Since requests come in independently, the probability of $X$ conditioned on knowing the number of requests is a Binomial. Specifically: \begin{align*} (X|N) &\sim \Bin(N,p)\\ (Y|N) &\sim \Bin(N, 1-p) \end{align*} To get started we need to first write an expression for the join probability of $X$ and $Y$. To do so, we use the chain rule: \begin{align*} \P(X=x,Y=y) = \P(X = x, Y=y|N = x+y)\P(N = x+y) \end{align*} We can calculate each term in this expression. The first term is the PMF of the binomial $X|N$ having $x$ ``successes."" The second term is the probability that the Poisson $N$ takes on the value $x+y$ : \begin{align*} &\P(X = x, Y=y|N = x+y) = { {x + y} \choose x}p^x(1-p)^y \\ &\P(N = x + y) = e^{-\lambda}\frac{\lambda^{x+y}}{(x+y)!} \end{align*} Now we can put those together we have an expression for the joint: \begin{align*} &\P(X = x, Y=y) = { {x + y} \choose x}p^x(1-p)^y e^{-\lambda}\frac{\lambda^{x+y}}{(x+y)!} \end{align*} At this point we have derived the joint distribution over $X$ and $Y$. In order to show that these two are independent, we need to be able to factor the joint: \begin{align*} \P&(X = x, Y=y) \\ &= { {x + y} \choose x}p^x(1-p)^y e^{-\lambda}\frac{\lambda^{x+y}}{(x+y)!} \\ &= \frac{(x+y)!}{x! \cdot y!} p^x(1-p)^y e^{-\lambda}\frac{\lambda^{x+y}}{(x+y)!} \\ &= \frac{1}{x! \cdot y!} p^x(1-p)^y e^{-\lambda}\lambda^{x+y} && \text{Cancel (x+y)!} \\ &= \frac{p^x \cdot \lambda^x}{x!} \cdot \frac{(1-p)^y \cdot \lambda ^{y}}{y!} \cdot e^{-\lambda} && \text{Rearrange} \\ \end{align*} Because the joint can be factered into a term that only has $x$ and a term that only has $y$, the random variables are independent.

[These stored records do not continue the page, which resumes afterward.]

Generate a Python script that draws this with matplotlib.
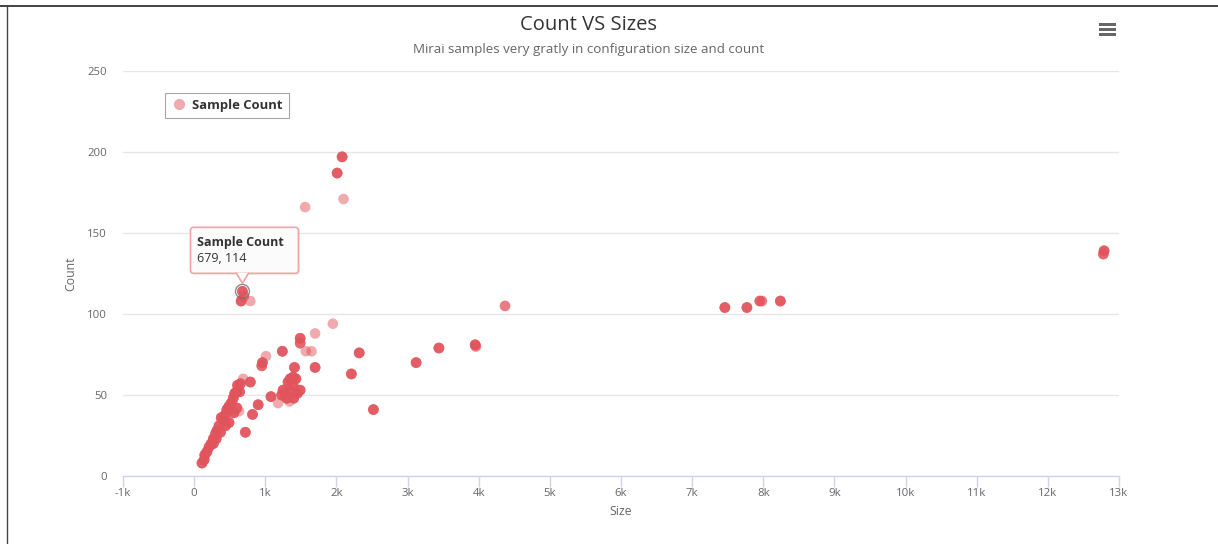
import numpy as np
import matplotlib
matplotlib.use("Agg")
import matplotlib.pyplot as plt
from matplotlib.patches import FancyBboxPatch, Polygon, Rectangle
from matplotlib.transforms import IdentityTransform
from matplotlib.lines import Line2D

plt.rcParams['font.family'] = ['Open Sans', 'DejaVu Sans']

# ---- data (size, count, number of overlapping samples) ----
sizes = [679, 660, 790, 700, 2010, 2080, 2100, 1560,
         1950, 1700, 1490, 1490, 1570, 1650, 1240, 1700, 2320, 2210, 2520,
         3120, 3440, 3950, 3960, 4370,
         7460, 7770, 7950, 7980, 8240, 12790, 12780,
         1010, 690, 790, 820, 720, 900, 960, 950, 630,
         1080, 1180, 1250, 1320, 1350, 1390, 1450, 1490, 1390, 1280, 1410, 1430,
         1230, 1300, 1360, 1400, 1340,
         110, 140, 150, 180, 210, 240, 270, 300, 320, 350, 380, 410, 440, 460,
         490, 520, 550, 570, 600, 640, 610, 650,
         270, 310, 370, 440, 490, 560, 600, 520, 420]
counts = [114, 108, 108, 111, 187, 197, 171, 166,
          94, 88, 85, 82, 77, 77, 77, 67, 76, 63, 41,
          70, 79, 81, 80, 105,
          104, 104, 108, 108, 108, 139, 137,
          74, 60, 58, 38, 27, 44, 70, 68, 40,
          49, 45, 53, 58, 60, 56, 51, 53, 61, 51, 67, 60,
          50, 48, 52, 48, 46,
          8, 10, 13, 15, 18, 20, 23, 26, 28, 31, 36, 35, 38, 41,
          43, 45, 48, 51, 52, 52, 56, 57,
          20, 23, 27, 31, 33, 39, 42, 41, 34]
repeats = [4, 4, 1, 2, 4, 4, 1, 1,
           1, 1, 4, 3, 1, 1, 4, 4, 4, 4, 4,
           4, 4, 4, 2, 2,
           4, 4, 3, 2, 4, 4, 3,
           1, 1, 4, 4, 4, 4, 4, 3, 1,
           4, 1, 4, 4, 4, 4, 4, 4, 4, 4, 4, 4,
           4, 4, 4, 4, 1,
           4, 4, 4, 4, 4, 4, 4, 4, 4, 4, 4, 4, 4, 4,
           4, 4, 4, 4, 4, 4, 4, 4,
           4, 4, 4, 4, 4, 4, 4, 4, 4]

x_ticks = list(range(-1000, 13001, 1000))
x_tick_labels = ['-1k', '0', '1k', '2k', '3k', '4k', '5k', '6k', '7k', '8k',
                 '9k', '10k', '11k', '12k', '13k']
y_ticks = [0, 50, 100, 150, 200, 250]

hover_point = (679, 114)

W, H = 1218, 544
fig = plt.figure(figsize=(W / 100, H / 100), dpi=100)
ax = fig.add_axes([123 / W, 1 - 476 / H, (1119 - 123) / W, (476 - 71) / H])

series_color = (226 / 255, 84 / 255, 92 / 255)
xs = np.repeat(np.array(sizes), repeats)
ys = np.repeat(np.array(counts), repeats)
ax.scatter(xs, ys, s=58, color=series_color, alpha=0.5, edgecolors='none',
           zorder=3, clip_on=False)

# hovered point halo
ax.scatter([hover_point[0]], [hover_point[1]], s=100, facecolors='none',
           edgecolors='#707070', linewidths=1.0, zorder=4, alpha=0.8)

ax.set_xlim(-1000, 13000)
ax.set_ylim(0, 250)
ax.set_xticks(x_ticks)
ax.set_xticklabels(x_tick_labels)
ax.set_yticks(y_ticks)

for s in ['top', 'right', 'left']:
    ax.spines[s].set_visible(False)
ax.spines['bottom'].set_color('#ccd6eb')
ax.spines['bottom'].set_linewidth(1)
ax.grid(axis='y', color='#e6e6e6', linewidth=1)
ax.set_axisbelow(True)
ax.tick_params(axis='x', colors='#ccd6eb', length=8, width=1, labelcolor='#666666',
               labelsize=8.2, pad=1)
ax.tick_params(axis='y', length=0, labelcolor='#666666', labelsize=8.2, pad=11.5)
ax.set_xlabel('Size', color='#666666', fontsize=8.8, labelpad=4)
ax.set_ylabel('Count', color='#666666', fontsize=8.8, labelpad=7.3)

# title / subtitle
fig.text(589 / W, 1 - 25 / H, 'Count VS Sizes', ha='center',
         va='center', fontsize=14.5, color='#333333')
fig.text(589 / W, 1 - 49 / H,
         'Mirai samples very gratly in configuration size and count',
         ha='center', va='center', fontsize=9.6, color='#666666')

# legend
handle = Line2D([], [], linestyle='none', marker='o', markersize=8,
                markerfacecolor=series_color, markeredgecolor='none', alpha=0.5)
leg = ax.legend([handle], ['Sample Count'], loc='upper left',
                bbox_to_anchor=(0.0422, 0.9457), borderaxespad=0,
                frameon=True, fancybox=False,
                edgecolor='#909090', handletextpad=0.35, borderpad=0.45,
                prop={'weight': 'bold', 'size': 9.4}, handlelength=1.3)
leg.get_frame().set_linewidth(0.8)
for t in leg.get_texts():
    t.set_color('#333333')

# tooltip anchored to the hovered point
fig.canvas.draw()
px, py = ax.transData.transform(hover_point)
bx0, bx1 = px - 52, px + 56
by0, by1 = py + 18, py + 64
tip_color = '#f0a5a5'
shadow = FancyBboxPatch((bx0 + 1.5, by0 - 1.5), bx1 - bx0, by1 - by0,
                        boxstyle='round,pad=0,rounding_size=3',
                        transform=IdentityTransform(), facecolor='#00000012',
                        edgecolor='none', zorder=9)
fig.add_artist(shadow)
box = FancyBboxPatch((bx0, by0), bx1 - bx0, by1 - by0,
                     boxstyle='round,pad=0,rounding_size=3',
                     transform=IdentityTransform(), facecolor='#fbfbfb',
                     edgecolor=tip_color, linewidth=1.2, zorder=10)
fig.add_artist(box)
tri = Polygon([(px - 6, by0 + 0.6), (px + 6, by0 + 0.6), (px, py + 8)],
              closed=True, transform=IdentityTransform(), facecolor='#fbfbfb',
              edgecolor='none', zorder=11)
fig.add_artist(tri)
fig.add_artist(Line2D([px - 6, px, px + 6], [by0, py + 8, by0],
                      transform=IdentityTransform(), color=tip_color,
                      linewidth=1.2, zorder=12))
fig.text((bx0 + 7) / W, (by1 - 15) / H, 'Sample Count', fontsize=9,
         fontweight='bold', color='#333333', ha='left', va='center', zorder=13)
fig.text((bx0 + 7) / W, (by1 - 31) / H, '%d, %d' % hover_point, fontsize=9,
         color='#333333', ha='left', va='center', zorder=13)

# hamburger menu icon
for k in range(3):
    fig.add_artist(Rectangle(((1099) / W, 1 - (26 + k * 5) / H), 17 / W, 2.5 / H,
                             transform=fig.transFigure, facecolor='#666666',
                             edgecolor='none'))

# screenshot frame lines
fig.add_artist(Line2D([0, 1], [1 - 6 / H, 1 - 6 / H], transform=fig.transFigure,
                      color='#222222', linewidth=1.2))
fig.add_artist(Line2D([7 / W, 7 / W], [0, 1 - 6 / H], transform=fig.transFigure,
                      color='#444444', linewidth=1.0))

fig.savefig('out.png', dpi=100)
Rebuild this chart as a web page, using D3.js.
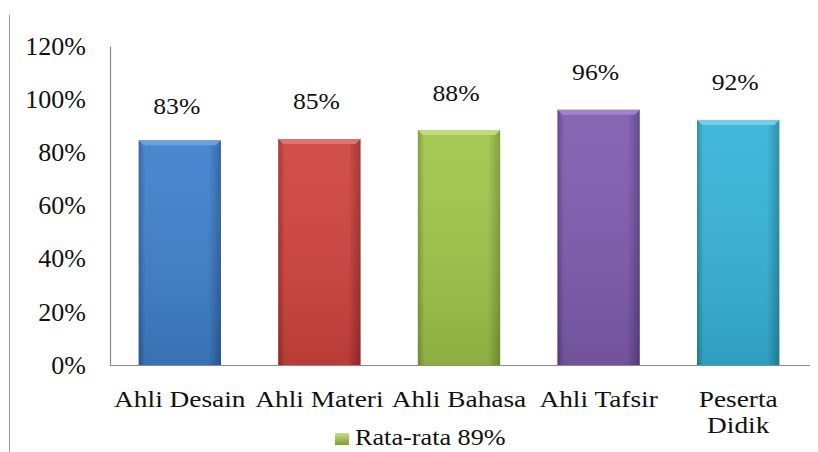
<!DOCTYPE html>
<html><head><meta charset="utf-8">
<script src="https://cdn.jsdelivr.net/npm/d3@7"></script>
</head><body style="margin:0;background:#fff">
<svg id="c" width="818" height="452" style="display:block"></svg>
<script>
const categories = [["Ahli Desain"], ["Ahli Materi"], ["Ahli Bahasa"], ["Ahli Tafsir"], ["Peserta", "Didik"]];
const barValues = [84.5, 85, 88.4, 96, 92.2];
const labelValues = [83, 85, 88, 96, 92];
const valueLabels = ["83%", "85%", "88%", "96%", "92%"];
const colors = [
  {mid:"#3f80cc", edge:"#2c5e9e", top:"#6ea4e0"},
  {mid:"#d0433f", edge:"#9e2c2a", top:"#ea7270"},
  {mid:"#a0c64a", edge:"#7a9a33", top:"#c4e07a"},
  {mid:"#7f5caf", edge:"#5c3f86", top:"#a486cf"},
  {mid:"#36b4d8", edge:"#2387a6", top:"#72d2ee"}
];
const yTicks = [0, 20, 40, 60, 80, 100, 120];
const legendLabel = "Rata-rata 89%";

const FONT = '"Liberation Serif", serif';
const svg = d3.select("#c");
const m = {left:110, right:808, top:46, bottom:365};

const x = d3.scaleBand().domain(d3.range(categories.length)).range([m.left, m.right]).paddingInner(0.41).paddingOuter(0.205);
const y = d3.scaleLinear().domain([0, 120]).range([m.bottom, m.top]);

const defs = svg.append("defs");
colors.forEach((c, i) => {
  const g = defs.append("linearGradient").attr("id", "g" + i).attr("x1", "0").attr("x2", "1").attr("y1", "0").attr("y2", "0");
  g.append("stop").attr("offset", "0").attr("stop-color", c.edge);
  g.append("stop").attr("offset", "0.08").attr("stop-color", c.mid);
  g.append("stop").attr("offset", "0.85").attr("stop-color", c.mid);
  g.append("stop").attr("offset", "1").attr("stop-color", c.edge);
  const v = defs.append("linearGradient").attr("id", "v" + i).attr("x1", "0").attr("x2", "0").attr("y1", "0").attr("y2", "1");
  v.append("stop").attr("offset", "0").attr("stop-color", "#fff").attr("stop-opacity", 0.06);
  v.append("stop").attr("offset", "1").attr("stop-color", "#000").attr("stop-opacity", 0.12);
});
const lg = defs.append("linearGradient").attr("id", "lg").attr("x1", "0").attr("x2", "0").attr("y1", "0").attr("y2", "1");
lg.append("stop").attr("offset", "0").attr("stop-color", "#c6e07e");
lg.append("stop").attr("offset", "1").attr("stop-color", "#7d9c38");

// left border line
svg.append("line").attr("x1", 9.5).attr("x2", 9.5).attr("y1", 15).attr("y2", 452).attr("stroke", "#999").attr("stroke-width", 1);

// y axis
const yAxis = d3.axisLeft(y).tickValues(yTicks).tickFormat(d => d + "%").tickSize(0).tickPadding(24);
const ya = svg.append("g").attr("transform", `translate(${m.left},0)`).call(yAxis);
ya.attr("font-family", FONT).attr("font-size", 26);
ya.select(".domain").attr("stroke", "#8a8a8a").attr("stroke-width", 1.2);
ya.selectAll("text").style("font-family", FONT).style("font-size", "26px").attr("fill", "#111");

// bars
const bars = svg.append("g");
barValues.forEach((v, i) => {
  const bx = x(i), bw = x.bandwidth(), by = y(v), bh = y(0) - y(v);
  bars.append("rect").attr("x", bx).attr("y", by).attr("width", bw).attr("height", bh).attr("fill", `url(#g${i})`);
  bars.append("rect").attr("x", bx).attr("y", by).attr("width", bw).attr("height", bh).attr("fill", `url(#v${i})`);
  bars.append("path")
    .attr("d", `M${bx},${by} L${bx + bw},${by} L${bx + bw - 5},${by + 5} L${bx + 5},${by + 5} Z`)
    .attr("fill", colors[i].top).attr("opacity", 0.9);
});

// baseline
svg.append("line").attr("x1", m.left).attr("x2", m.right + 2).attr("y1", y(0) + 0.5).attr("y2", y(0) + 0.5).attr("stroke", "#8a8a8a").attr("stroke-width", 1.2);

// value labels
svg.append("g").selectAll("text").data(valueLabels).join("text")
  .attr("transform", (d, i) => `translate(${x(i) + x.bandwidth() / 2 - 3},${y(labelValues[i]) - 30}) scale(1.07,1)`)
  .attr("text-anchor", "middle").style("font-family", FONT).style("font-size", "24px").attr("fill", "#111")
  .text(d => d);

// category labels
const cat = svg.append("g");
categories.forEach((lines, i) => {
  const t = cat.append("text")
    .attr("transform", `translate(${x(i) + x.bandwidth() / 2},${y(0) + 42}) scale(1.14,1)`)
    .attr("text-anchor", "middle").style("font-family", FONT).style("font-size", "24px").attr("fill", "#111");
  lines.forEach((l, j) => t.append("tspan").attr("x", 0).attr("dy", j === 0 ? 0 : 26).text(l));
});

// legend
const leg = svg.append("g").attr("transform", "translate(335,433)");
leg.append("rect").attr("width", 14).attr("height", 12).attr("fill", "url(#lg)");
leg.append("text").attr("transform", "translate(20,12) scale(1.14,1)").style("font-family", FONT).style("font-size", "23px").attr("fill", "#111").text(legendLabel);
</script>
</body></html>
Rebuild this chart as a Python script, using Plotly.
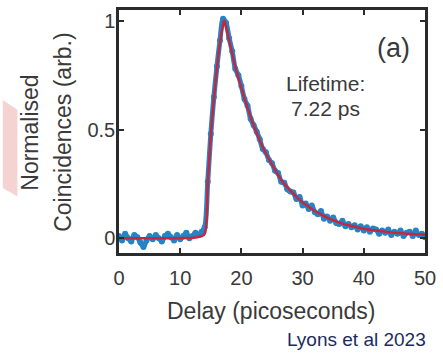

## Symmetry of Independence

Independence is symmetric. That means that if random variables $X$ and $Y$ are independent, $X$ is independent of $Y$ and $Y$ is independent of $X$. This claim may seem meaningless but it can be very useful. Imagine a sequence of events $X_1,X_2, \dots$. Let $A_i$ be the event that $X_i$ is a "record value" (eg it is larger than all previous values). Is $A_{n+1}$ independent of $A_n$? It is easier to answer that $A_n$ is independent of $A_{n+1}$. By symmetry of independence both claims must be true.## Expectation of Products

**:**

*Lemma: Product of Expectation for Independent Random Variables*If two random variables $X$ and $Y$ are independent, the expectation of their product is the product of the individual expectations. \begin{align*} &E[X \cdot Y] = E[X] \cdot E[Y] && \text{ if and only if $X$ and $Y$ are independent}\\ &E[g(X)h(Y)] = E[g(X)]E[h(Y)] && \text{ where $g$ and $h$ are functions} \end{align*} Note that this assumes that $X$ and $Y$ are independent. Contrast this to the sum version of this rule (expectation of sum of random variables, is the sum of individual expectations) which does

**not**require the random variables to be independent.